Copy out exactly the lines from the one holding "Rebuild this chart" through the one holding "const chart = echarts.init(document.getElementById('chart'))", ends included; omit images.

The records:
-=-=-=-=-

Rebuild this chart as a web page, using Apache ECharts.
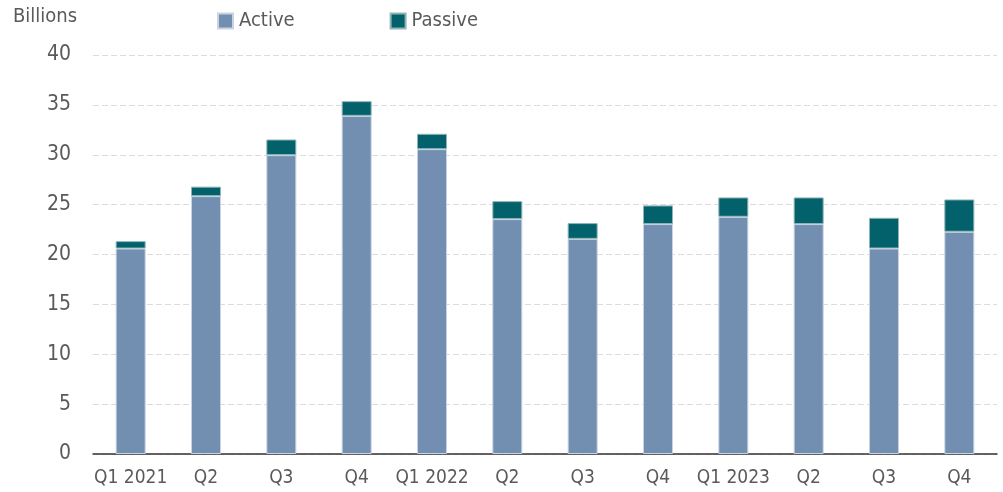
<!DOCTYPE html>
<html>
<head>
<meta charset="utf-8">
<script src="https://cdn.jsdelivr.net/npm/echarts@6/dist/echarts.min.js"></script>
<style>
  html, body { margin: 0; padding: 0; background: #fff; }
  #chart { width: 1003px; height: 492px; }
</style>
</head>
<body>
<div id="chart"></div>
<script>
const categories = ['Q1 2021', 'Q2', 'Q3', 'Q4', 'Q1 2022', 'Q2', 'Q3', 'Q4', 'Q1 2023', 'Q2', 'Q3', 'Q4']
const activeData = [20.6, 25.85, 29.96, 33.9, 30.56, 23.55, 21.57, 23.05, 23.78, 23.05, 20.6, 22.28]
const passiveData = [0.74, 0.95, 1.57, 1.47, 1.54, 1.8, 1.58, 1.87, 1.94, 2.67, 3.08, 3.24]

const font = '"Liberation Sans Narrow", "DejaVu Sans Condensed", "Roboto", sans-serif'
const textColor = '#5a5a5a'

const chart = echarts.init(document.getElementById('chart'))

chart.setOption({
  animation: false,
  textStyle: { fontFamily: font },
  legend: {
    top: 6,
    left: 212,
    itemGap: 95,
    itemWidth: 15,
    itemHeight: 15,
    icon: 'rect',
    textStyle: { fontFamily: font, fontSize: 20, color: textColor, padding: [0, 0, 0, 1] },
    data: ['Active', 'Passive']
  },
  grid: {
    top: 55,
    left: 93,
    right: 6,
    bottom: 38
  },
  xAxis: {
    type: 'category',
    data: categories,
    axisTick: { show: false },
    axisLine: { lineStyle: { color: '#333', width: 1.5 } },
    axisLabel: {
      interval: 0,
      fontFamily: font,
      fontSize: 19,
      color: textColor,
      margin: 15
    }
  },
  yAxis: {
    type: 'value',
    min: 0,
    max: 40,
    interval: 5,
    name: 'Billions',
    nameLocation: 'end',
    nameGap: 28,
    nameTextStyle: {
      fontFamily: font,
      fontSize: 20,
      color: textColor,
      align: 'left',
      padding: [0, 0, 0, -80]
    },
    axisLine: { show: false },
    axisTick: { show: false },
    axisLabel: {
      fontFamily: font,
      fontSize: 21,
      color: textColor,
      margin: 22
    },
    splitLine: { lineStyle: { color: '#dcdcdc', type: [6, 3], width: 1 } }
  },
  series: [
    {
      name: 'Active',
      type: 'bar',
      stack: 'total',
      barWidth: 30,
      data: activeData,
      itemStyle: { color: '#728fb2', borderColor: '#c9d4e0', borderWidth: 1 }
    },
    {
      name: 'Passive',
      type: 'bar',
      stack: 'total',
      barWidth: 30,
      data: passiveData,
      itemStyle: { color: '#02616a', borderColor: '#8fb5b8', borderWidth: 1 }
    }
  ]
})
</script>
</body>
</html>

-=-=-=-=-

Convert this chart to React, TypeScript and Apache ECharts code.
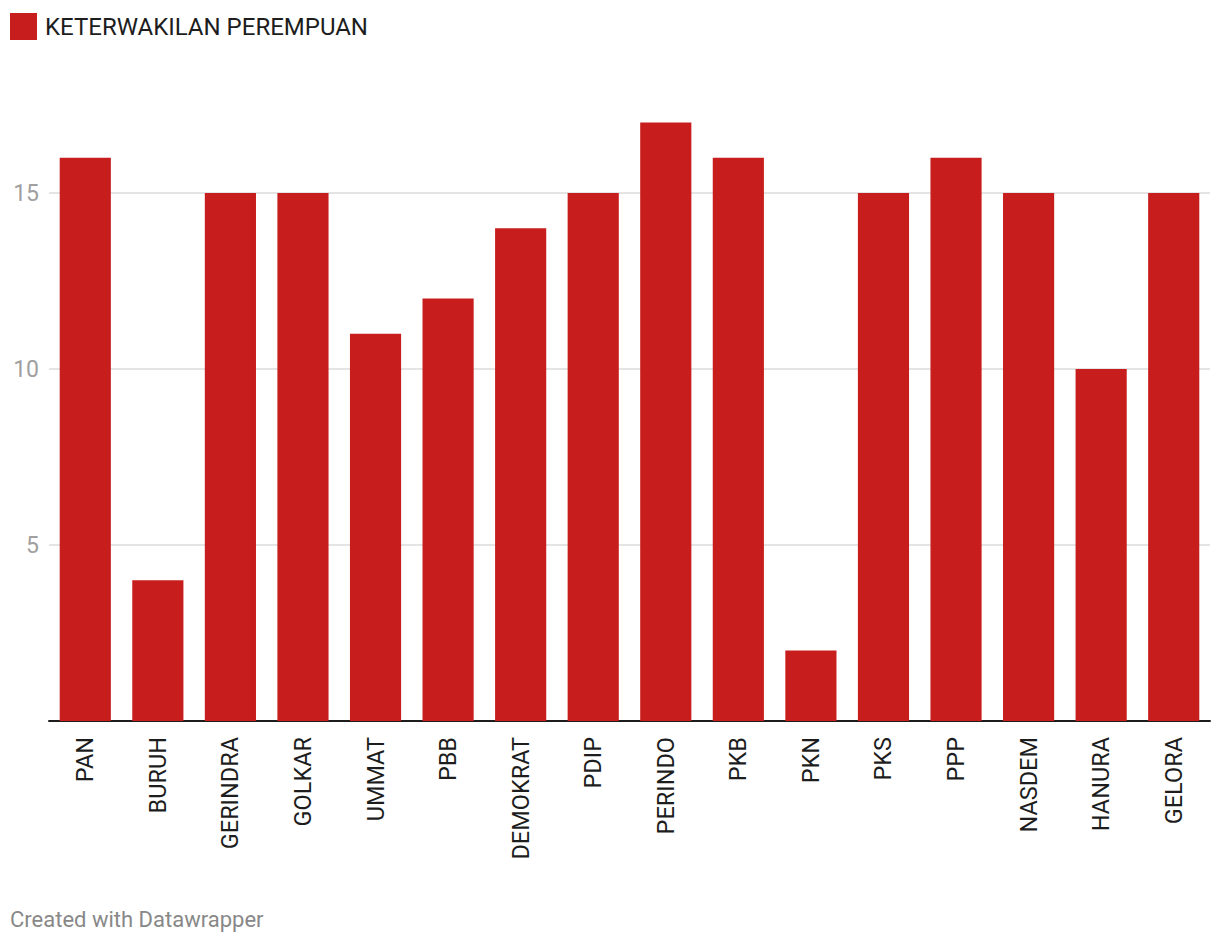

-=-=-=-=-

Output for this task:
Rebuild this chart as a web page, using Apache ECharts.
<!DOCTYPE html>
<html>
<head>
<meta charset="utf-8">
<script src="https://cdn.jsdelivr.net/npm/echarts@6/dist/echarts.min.js"></script>
<style>
  html, body { margin: 0; padding: 0; background: #fff; }
  #chart { width: 1003px; height: 492px; }
</style>
</head>
<body>
<div id="chart"></div>
<script>
const categories = ['Q1 2021', 'Q2', 'Q3', 'Q4', 'Q1 2022', 'Q2', 'Q3', 'Q4', 'Q1 2023', 'Q2', 'Q3', 'Q4']
const activeData = [20.6, 25.85, 29.96, 33.9, 30.56, 23.55, 21.57, 23.05, 23.78, 23.05, 20.6, 22.28]
const passiveData = [0.74, 0.95, 1.57, 1.47, 1.54, 1.8, 1.58, 1.87, 1.94, 2.67, 3.08, 3.24]

const font = '"Liberation Sans Narrow", "DejaVu Sans Condensed", "Roboto", sans-serif'
const textColor = '#5a5a5a'

const chart = echarts.init(document.getElementById('chart'))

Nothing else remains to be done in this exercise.